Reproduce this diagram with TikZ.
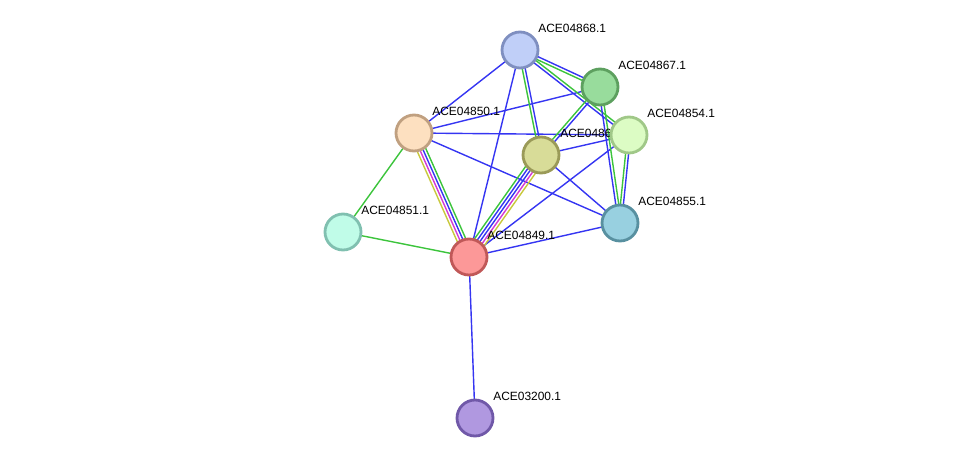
\documentclass[tikz,border=0pt]{standalone}
\usepackage{fontspec}
\setmainfont{Liberation Sans}
\usetikzlibrary{calc,backgrounds}
\definecolor{cblue}{HTML}{3535F2}
\definecolor{cgreen}{HTML}{3CC43C}
\definecolor{cmagenta}{HTML}{D43AD4}
\definecolor{cyellow}{HTML}{C8C83C}
\tikzset{
  prot/.style={circle,draw,line width=1.6pt,minimum size=0.72cm,inner sep=0pt},
  lbl/.style={anchor=west,inner sep=0pt,font=\fontsize{6.8}{8}\selectfont},
  edge/.style={line width=0.8pt}
}
% parallel lines between two nodes: colour/offset pairs
\newcommand{\bundle}[3]{%
  \foreach \c/\o in {#3}
    \draw[edge,\c] ($(#1)!\o!90:(#2)$) -- ($(#2)!\o!-90:(#1)$);}
\begin{document}
\begin{tikzpicture}[x=0.02cm,y=-0.02cm]
\useasboundingbox (0,0) rectangle (976,463);
% proteins and their labels
\node[prot,fill={rgb,255:red,176;green,152;blue,224},draw={rgb,255:red,112;green,88;blue,168}] (p3200) at (475,418) {};
\node[lbl] (l3200) at ($(p3200)+(18,-22)$) {ACE03200.1};
\node[prot,fill={rgb,255:red,192;green,252;blue,232},draw={rgb,255:red,128;green,192;blue,176}] (p851) at (343,232) {};
\node[lbl] (l851) at ($(p851)+(18,-22)$) {ACE04851.1};
\node[prot,fill={rgb,255:red,252;green,152;blue,152},draw={rgb,255:red,192;green,88;blue,88}] (p849) at (469,257) {};
\node[lbl] (l849) at ($(p849)+(18,-22)$) {ACE04849.1};
\node[prot,fill={rgb,255:red,152;green,208;blue,224},draw={rgb,255:red,88;green,144;blue,160}] (p855) at (620,223) {};
\node[lbl] (l855) at ($(p855)+(18,-22)$) {ACE04855.1};
\node[prot,fill={rgb,255:red,253;green,224;blue,192},draw={rgb,255:red,192;green,160;blue,128}] (p850) at (414,133) {};
\node[lbl] (l850) at ($(p850)+(18,-22)$) {ACE04850.1};
\node[prot,fill={rgb,255:red,192;green,207;blue,248},draw={rgb,255:red,127;green,143;blue,192}] (p868) at (520,50) {};
\node[lbl] (l868) at ($(p868)+(18,-22)$) {ACE04868.1};
\node[prot,fill={rgb,255:red,216;green,220;blue,152},draw={rgb,255:red,154;green,154;blue,88}] (p866) at (541,155) {};
\node[lbl] (l866) at ($(p866)+(19,-22)$) {ACE04866.1};
\node[prot,fill={rgb,255:red,152;green,220;blue,156},draw={rgb,255:red,93;green,160;blue,95}] (p867) at (600,87) {};
\node[lbl] (l867) at ($(p867)+(18,-22)$) {ACE04867.1};
\node[prot,fill={rgb,255:red,220;green,252;blue,196},draw={rgb,255:red,160;green,200;blue,136}] (p854) at (629,135) {};
\node[lbl] (l854) at ($(p854)+(18,-22)$) {ACE04854.1};
% interactions
\begin{pgfonlayer}{background}
\bundle{p868}{p850}{cblue/0pt}
\bundle{p868}{p849}{cblue/0pt}
\bundle{p867}{p850}{cblue/0pt}
\bundle{p850}{p854}{cblue/0pt}
\bundle{p850}{p855}{cblue/0pt}
\bundle{p866}{p854}{cblue/0pt}
\bundle{p866}{p855}{cblue/0pt}
\bundle{p849}{p855}{cblue/0pt}
\bundle{p849}{p854}{cblue/0pt}
\bundle{p849}{p3200}{cblue/0pt}
\bundle{p850}{p851}{cgreen/0pt}
\bundle{p851}{p849}{cgreen/0pt}
\bundle{p868}{p866}{cgreen/-0.85pt,cblue/0.85pt}
\bundle{p868}{p867}{cgreen/-0.85pt,cblue/0.85pt}
\bundle{p868}{p854}{cblue/-0.85pt,cgreen/0.85pt}
\bundle{p867}{p866}{cgreen/-0.85pt,cblue/0.85pt}
\bundle{p867}{p855}{cblue/-0.85pt,cgreen/0.85pt}
\bundle{p854}{p855}{cgreen/-0.85pt,cblue/0.85pt}
\bundle{p850}{p849}{cyellow/-2.55pt,cmagenta/-0.85pt,cblue/0.85pt,cgreen/2.55pt}
\bundle{p866}{p849}{cgreen/-3.4pt,cblue/-1.7pt,cblue/0pt,cmagenta/1.7pt,cyellow/3.4pt}
\end{pgfonlayer}
\end{tikzpicture}
\end{document}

_Exercise:_
Each line of the material must be retyped exactly, except that images are omitted.

_Final result:_
Reproduce this diagram with TikZ.
\documentclass[tikz,border=0pt]{standalone}
\usepackage{fontspec}
\setmainfont{Liberation Sans}
\usetikzlibrary{calc,backgrounds}
\definecolor{cblue}{HTML}{3535F2}
\definecolor{cgreen}{HTML}{3CC43C}
\definecolor{cmagenta}{HTML}{D43AD4}
\definecolor{cyellow}{HTML}{C8C83C}
\tikzset{
  prot/.style={circle,draw,line width=1.6pt,minimum size=0.72cm,inner sep=0pt},
  lbl/.style={anchor=west,inner sep=0pt,font=\fontsize{6.8}{8}\selectfont},
  edge/.style={line width=0.8pt}
}
% parallel lines between two nodes: colour/offset pairs
\newcommand{\bundle}[3]{%
  \foreach \c/\o in {#3}
    \draw[edge,\c] ($(#1)!\o!90:(#2)$) -- ($(#2)!\o!-90:(#1)$);}
\begin{document}
\begin{tikzpicture}[x=0.02cm,y=-0.02cm]
\useasboundingbox (0,0) rectangle (976,463);
% proteins and their labels
\node[prot,fill={rgb,255:red,176;green,152;blue,224},draw={rgb,255:red,112;green,88;blue,168}] (p3200) at (475,418) {};
\node[lbl] (l3200) at ($(p3200)+(18,-22)$) {ACE03200.1};
\node[prot,fill={rgb,255:red,192;green,252;blue,232},draw={rgb,255:red,128;green,192;blue,176}] (p851) at (343,232) {};
\node[lbl] (l851) at ($(p851)+(18,-22)$) {ACE04851.1};
\node[prot,fill={rgb,255:red,252;green,152;blue,152},draw={rgb,255:red,192;green,88;blue,88}] (p849) at (469,257) {};
\node[lbl] (l849) at ($(p849)+(18,-22)$) {ACE04849.1};
\node[prot,fill={rgb,255:red,152;green,208;blue,224},draw={rgb,255:red,88;green,144;blue,160}] (p855) at (620,223) {};
\node[lbl] (l855) at ($(p855)+(18,-22)$) {ACE04855.1};
\node[prot,fill={rgb,255:red,253;green,224;blue,192},draw={rgb,255:red,192;green,160;blue,128}] (p850) at (414,133) {};
\node[lbl] (l850) at ($(p850)+(18,-22)$) {ACE04850.1};
\node[prot,fill={rgb,255:red,192;green,207;blue,248},draw={rgb,255:red,127;green,143;blue,192}] (p868) at (520,50) {};
\node[lbl] (l868) at ($(p868)+(18,-22)$) {ACE04868.1};
\node[prot,fill={rgb,255:red,216;green,220;blue,152},draw={rgb,255:red,154;green,154;blue,88}] (p866) at (541,155) {};
\node[lbl] (l866) at ($(p866)+(19,-22)$) {ACE04866.1};
\node[prot,fill={rgb,255:red,152;green,220;blue,156},draw={rgb,255:red,93;green,160;blue,95}] (p867) at (600,87) {};
\node[lbl] (l867) at ($(p867)+(18,-22)$) {ACE04867.1};
\node[prot,fill={rgb,255:red,220;green,252;blue,196},draw={rgb,255:red,160;green,200;blue,136}] (p854) at (629,135) {};
\node[lbl] (l854) at ($(p854)+(18,-22)$) {ACE04854.1};
% interactions
\begin{pgfonlayer}{background}
\bundle{p868}{p850}{cblue/0pt}
\bundle{p868}{p849}{cblue/0pt}
\bundle{p867}{p850}{cblue/0pt}
\bundle{p850}{p854}{cblue/0pt}
\bundle{p850}{p855}{cblue/0pt}
\bundle{p866}{p854}{cblue/0pt}
\bundle{p866}{p855}{cblue/0pt}
\bundle{p849}{p855}{cblue/0pt}
\bundle{p849}{p854}{cblue/0pt}
\bundle{p849}{p3200}{cblue/0pt}
\bundle{p850}{p851}{cgreen/0pt}
\bundle{p851}{p849}{cgreen/0pt}
\bundle{p868}{p866}{cgreen/-0.85pt,cblue/0.85pt}
\bundle{p868}{p867}{cgreen/-0.85pt,cblue/0.85pt}
\bundle{p868}{p854}{cblue/-0.85pt,cgreen/0.85pt}
\bundle{p867}{p866}{cgreen/-0.85pt,cblue/0.85pt}
\bundle{p867}{p855}{cblue/-0.85pt,cgreen/0.85pt}
\bundle{p854}{p855}{cgreen/-0.85pt,cblue/0.85pt}
\bundle{p850}{p849}{cyellow/-2.55pt,cmagenta/-0.85pt,cblue/0.85pt,cgreen/2.55pt}
\bundle{p866}{p849}{cgreen/-3.4pt,cblue/-1.7pt,cblue/0pt,cmagenta/1.7pt,cyellow/3.4pt}
\end{pgfonlayer}
\end{tikzpicture}
\end{document}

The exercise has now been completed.